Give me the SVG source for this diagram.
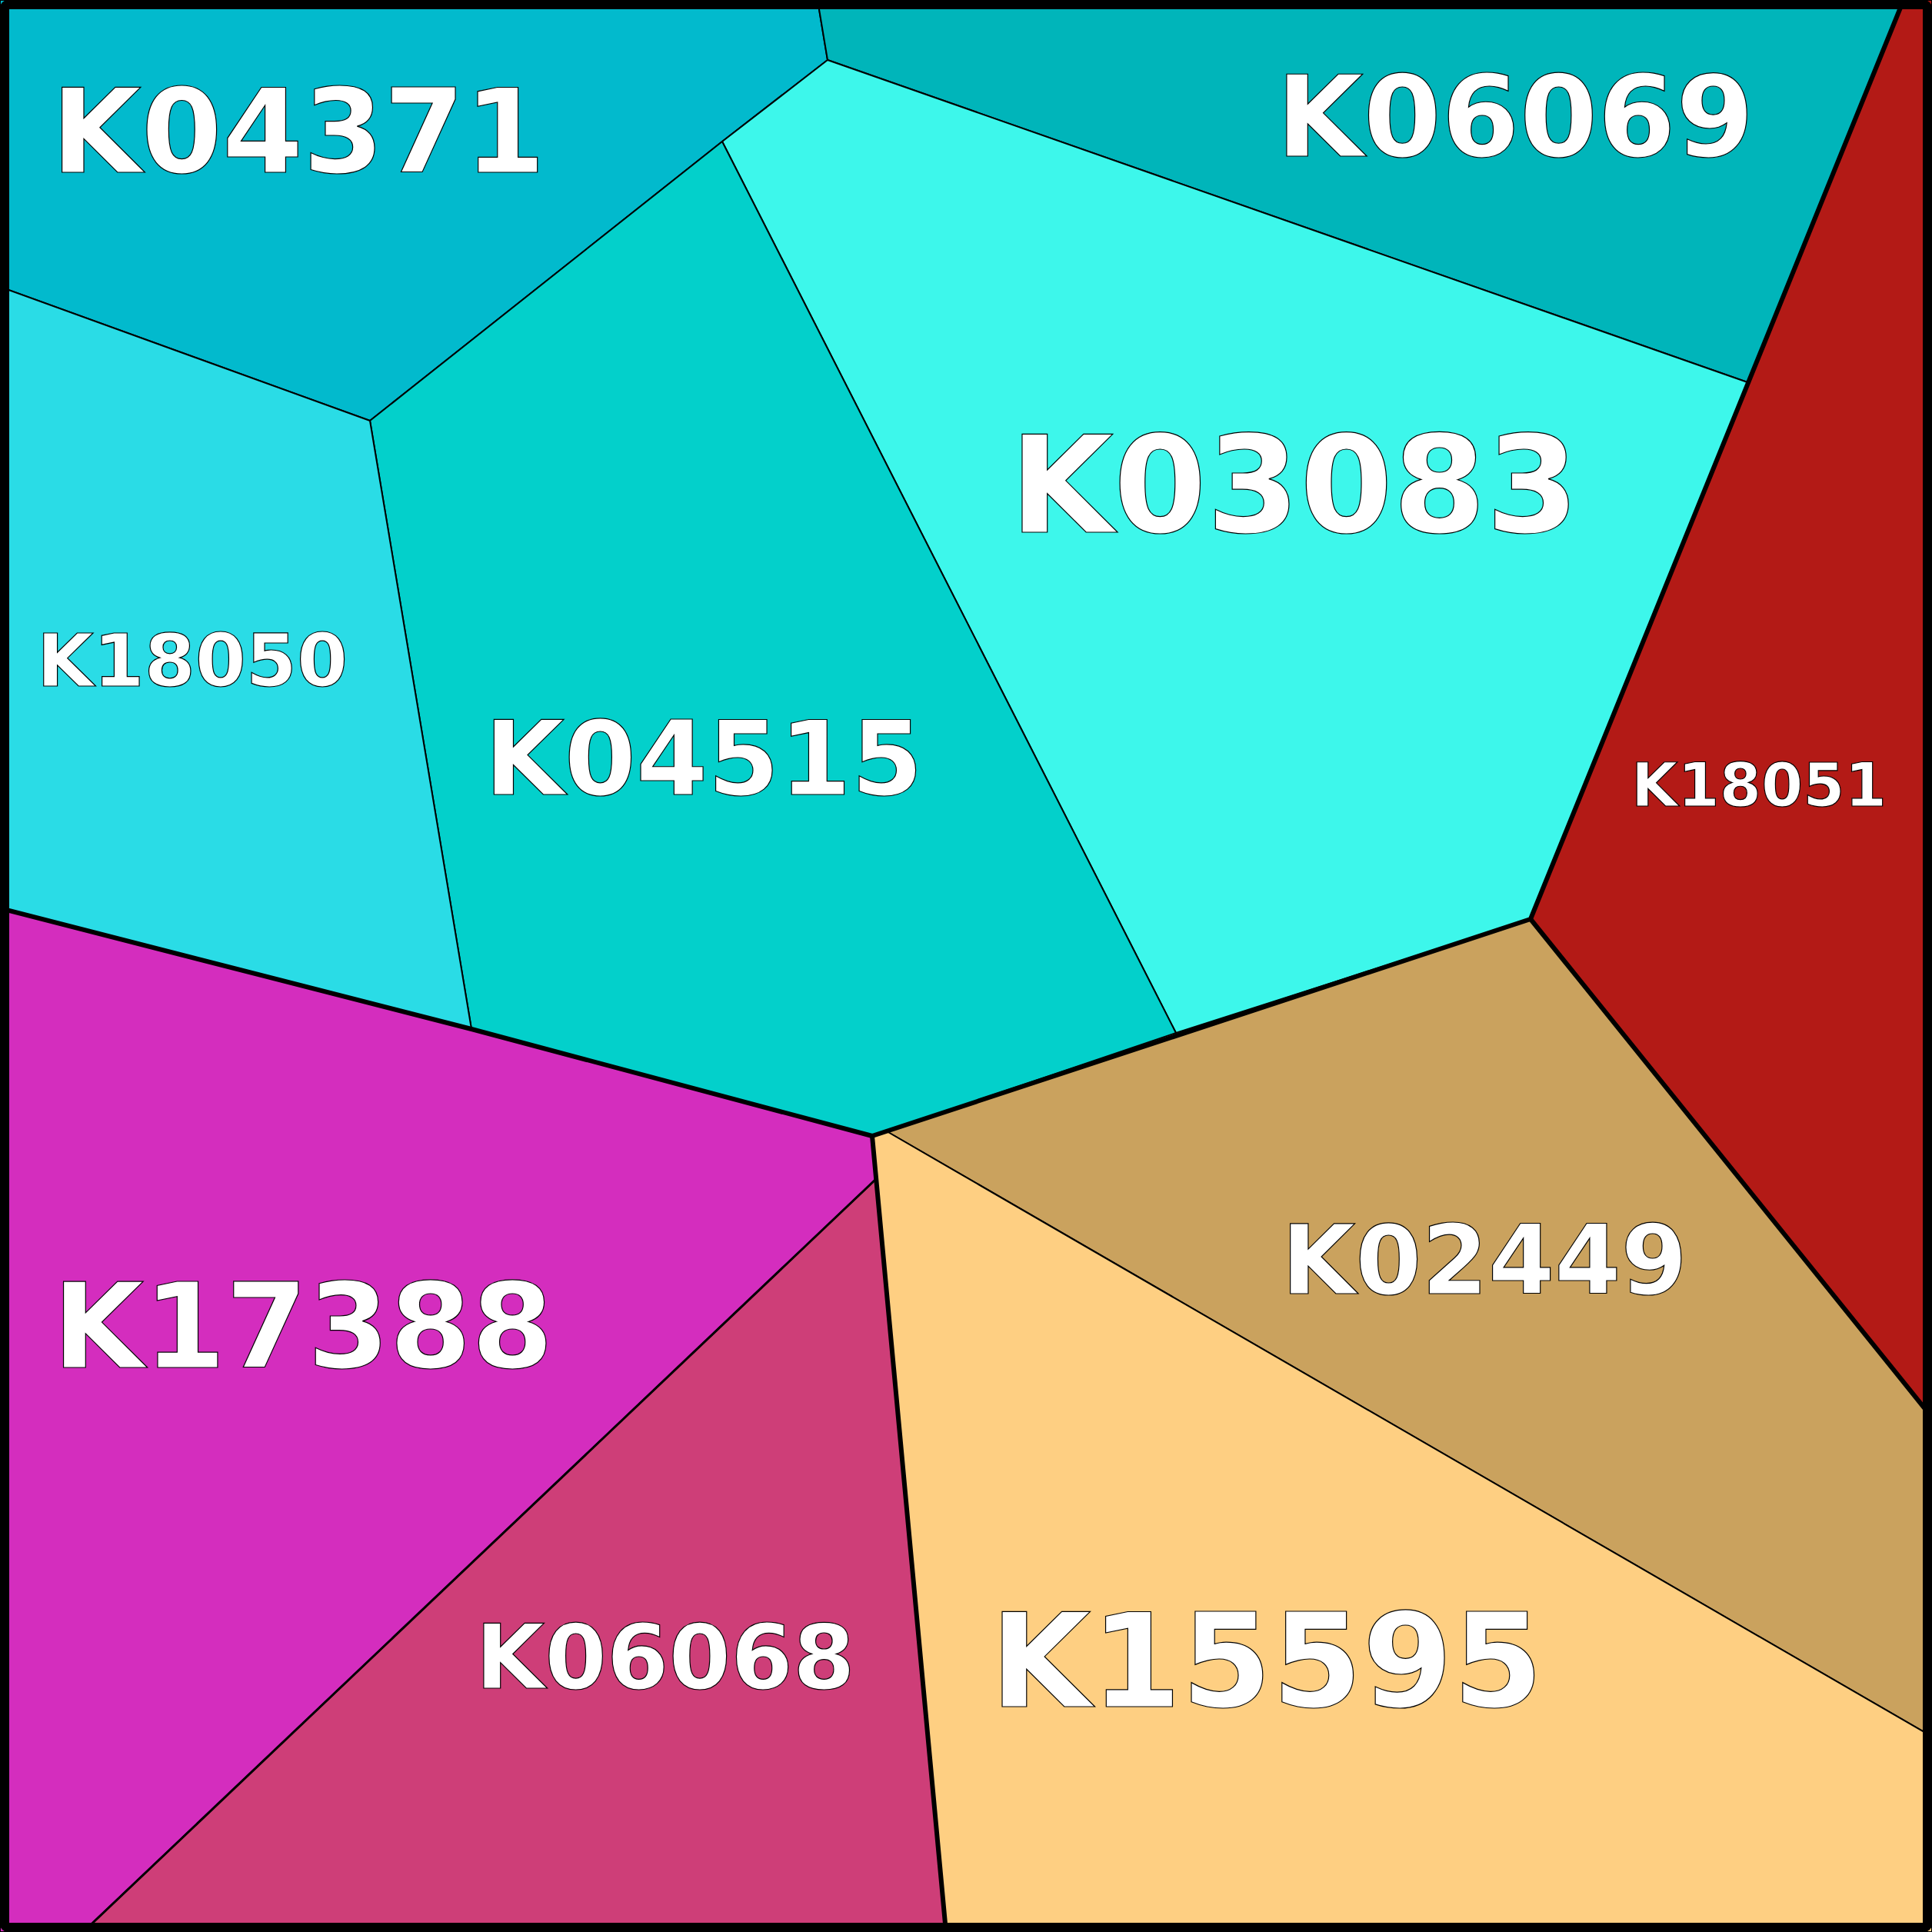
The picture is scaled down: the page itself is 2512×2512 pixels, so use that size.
<svg xmlns="http://www.w3.org/2000/svg" width="2512" height="2512" viewBox="0 0 2512 2512">
<style>
.lbl{font-family:"DejaVu Sans","Liberation Sans",sans-serif;font-weight:bold;fill:#fff;stroke:#000;stroke-width:1.2;text-anchor:middle}
.cell{stroke:#000;stroke-width:2;stroke-linejoin:round}
.thick{stroke:#000;stroke-width:6;fill:none;stroke-linejoin:round;stroke-linecap:round}
</style>
<g id="cells">
<g id="K04371"><polygon class="cell" fill="#02BACD" points="0,0 1063,0 1076,78 939,184 481,547 0,373"/><text class="lbl" x="388" y="224" font-size="151">K04371</text></g>
<g id="K06069"><polygon class="cell" fill="#00B5BA" points="1063,0 2475,0 2272,497 1076,78"/><text class="lbl" x="1970" y="203" font-size="146">K06069</text></g>
<g id="K03083"><polygon class="cell" fill="#3DF7EB" points="1076,78 2272,497 1990,1195 1529,1343 939,184"/><text class="lbl" x="1683" y="692" font-size="174">K03083</text></g>
<g id="K04515"><polygon class="cell" fill="#03D0CB" points="939,184 1529,1343 1134,1477 613,1338 481,547"/><text class="lbl" x="915" y="1033" font-size="134">K04515</text></g>
<g id="K18050"><polygon class="cell" fill="#2ADCE6" points="0,373 481,547 613,1338 0,1181"/><text class="lbl" x="250" y="892" font-size="95">K18050</text></g>
<g id="K18051"><polygon class="cell" fill="#B31A16" points="2475,0 2512,0 2512,1843 1990,1195"/><text class="lbl" x="2287" y="1048" font-size="78">K18051</text></g>
<g id="K02449"><polygon class="cell" fill="#CAA25E" stroke-width="1" points="1990,1195 2512,1843 2512,2258 1153,1471"/><text class="lbl" x="1930" y="1682" font-size="124">K02449</text></g>
<g id="K15595"><polygon class="cell" fill="#FECF82" stroke-width="1" points="1134,1477 1153,1471 2512,2258 2512,2512 1230,2512"/><text class="lbl" x="1647" y="2219" font-size="169">K15595</text></g>
<g id="K17388"><polygon class="cell" fill="#D42DBE" points="0,1181 613,1338 1134,1477 1139,1533 108,2512 0,2512"/><text class="lbl" x="394" y="1778" font-size="153">K17388</text></g>
<g id="K06068"><polygon class="cell" fill="#CE3E78" stroke-width="3" points="1139,1533 1230,2512 108,2512"/><text class="lbl" x="865" y="2195" font-size="116">K06068</text></g>
</g>
<g id="connectors">
<polyline class="thick" points="0,1181 613,1338 1134,1477 1990,1195 2475,0"/>
<polyline class="thick" points="1990,1195 2512,1843"/>
<polyline class="thick" points="1134,1477 1230,2512"/>
<line x1="1139" y1="1533" x2="108" y2="2512" stroke="#000" stroke-width="3"/>
<rect x="6" y="6" width="2500" height="2500" rx="4" fill="none" stroke="#000" stroke-width="12"/>
</g>
</svg>
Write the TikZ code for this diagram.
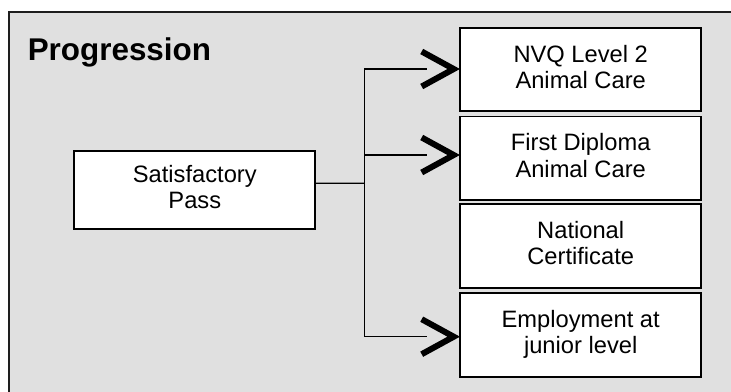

* TASK TO COMPLETE:
Quote all the records verbatim, dropping any pictures from your copy.

* EXERCISE RESULT:
Give me the SVG source for this diagram.
The picture is scaled down: the page itself is 2512×2512 pixels, so use that size.
<svg xmlns="http://www.w3.org/2000/svg" width="2512" height="2512" viewBox="0 0 2512 2512">
<style>
.lbl{font-family:"DejaVu Sans","Liberation Sans",sans-serif;font-weight:bold;fill:#fff;stroke:#000;stroke-width:1.2;text-anchor:middle}
.cell{stroke:#000;stroke-width:2;stroke-linejoin:round}
.thick{stroke:#000;stroke-width:6;fill:none;stroke-linejoin:round;stroke-linecap:round}
</style>
<g id="cells">
<g id="K04371"><polygon class="cell" fill="#02BACD" points="0,0 1063,0 1076,78 939,184 481,547 0,373"/><text class="lbl" x="388" y="224" font-size="151">K04371</text></g>
<g id="K06069"><polygon class="cell" fill="#00B5BA" points="1063,0 2475,0 2272,497 1076,78"/><text class="lbl" x="1970" y="203" font-size="146">K06069</text></g>
<g id="K03083"><polygon class="cell" fill="#3DF7EB" points="1076,78 2272,497 1990,1195 1529,1343 939,184"/><text class="lbl" x="1683" y="692" font-size="174">K03083</text></g>
<g id="K04515"><polygon class="cell" fill="#03D0CB" points="939,184 1529,1343 1134,1477 613,1338 481,547"/><text class="lbl" x="915" y="1033" font-size="134">K04515</text></g>
<g id="K18050"><polygon class="cell" fill="#2ADCE6" points="0,373 481,547 613,1338 0,1181"/><text class="lbl" x="250" y="892" font-size="95">K18050</text></g>
<g id="K18051"><polygon class="cell" fill="#B31A16" points="2475,0 2512,0 2512,1843 1990,1195"/><text class="lbl" x="2287" y="1048" font-size="78">K18051</text></g>
<g id="K02449"><polygon class="cell" fill="#CAA25E" stroke-width="1" points="1990,1195 2512,1843 2512,2258 1153,1471"/><text class="lbl" x="1930" y="1682" font-size="124">K02449</text></g>
<g id="K15595"><polygon class="cell" fill="#FECF82" stroke-width="1" points="1134,1477 1153,1471 2512,2258 2512,2512 1230,2512"/><text class="lbl" x="1647" y="2219" font-size="169">K15595</text></g>
<g id="K17388"><polygon class="cell" fill="#D42DBE" points="0,1181 613,1338 1134,1477 1139,1533 108,2512 0,2512"/><text class="lbl" x="394" y="1778" font-size="153">K17388</text></g>
<g id="K06068"><polygon class="cell" fill="#CE3E78" stroke-width="3" points="1139,1533 1230,2512 108,2512"/><text class="lbl" x="865" y="2195" font-size="116">K06068</text></g>
</g>
<g id="connectors">
<polyline class="thick" points="0,1181 613,1338 1134,1477 1990,1195 2475,0"/>
<polyline class="thick" points="1990,1195 2512,1843"/>
<polyline class="thick" points="1134,1477 1230,2512"/>
<line x1="1139" y1="1533" x2="108" y2="2512" stroke="#000" stroke-width="3"/>
<rect x="6" y="6" width="2500" height="2500" rx="4" fill="none" stroke="#000" stroke-width="12"/>
</g>
</svg>
Write the TikZ code for this diagram.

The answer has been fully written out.